Konfessionsübergreifend gelte: „Christus allein ist prägend und bestimmend für unseren Glauben und für unser Leben und Arbeiten in den Kirchen.“ Diese Botschaft, dass Gott sich als Mensch schutzlos anderen Menschen ausgeliefert hat, zeige: „Nicht Gewalt und Macht werden sich durchsetzen, sondern Gewaltlosigkeit. Geboren in einem Stall. In prekären Verhältnissen wird er einer von uns – doch nicht angepasst. Er sagt die Veränderung der menschlichen Verhältnisse an. Das ist seine Alternative für unsere geschundene und nach Erlösung schreiende Welt. Und das ist die Mission unserer Kirche.“
In der anschließenden Aussprache ging es u. a. mehrfach um die AfD. „Man muss den Populisten die Masken abreißen“, meinte ein Synodaler, ein anderer: „Danke für die Entschiedenheit der Äußerung.“ Ein weiteres Synodenmitglied plädierte dafür, seitens der Kirche den Bekenntnisfall („Status Confessionis“) festzustellen, also AfD-Positionen als unvereinbar mit dem christlichen Glauben zu erklären.

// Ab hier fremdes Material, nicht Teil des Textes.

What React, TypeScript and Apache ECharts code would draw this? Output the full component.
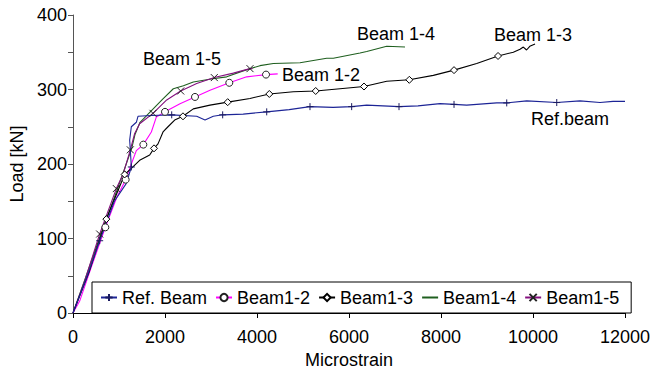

Präses Rekowski betonte dagegen: „Ich setze auf die inhaltliche Auseinandersetzung.“ Vizepräsident Dr. Johann Weusmann, leitender Jurist der rheinischen Kirche, erläuterte, dass es beispielsweise bei der Eignung für das Presbyteramt darauf ankommt, ob Äußerungen gegen das christliche Menschenbild verstoßen.
Vizepräses Christoph Pistorius, Leiter der Personalabteilung im Landeskirchenamt, erklärte, dass Mitarbeiterinnen und Mitarbeiter, die in einem öffentlich-rechtlichen Dienstverhältnis stehen – dazu gehören auch Pfarrerinnen und Pfarrer -, Kandidaturen anzeigen müssen. Sie würden dann standardmäßig zum Gespräch eingeladen werden, „auch aus Fürsorgegründen“. Dabei werde besprochen, dass Positionen, die zum Beispiel dem Bekenntnis widersprechen, mit dem Dienst unvereinbar sind.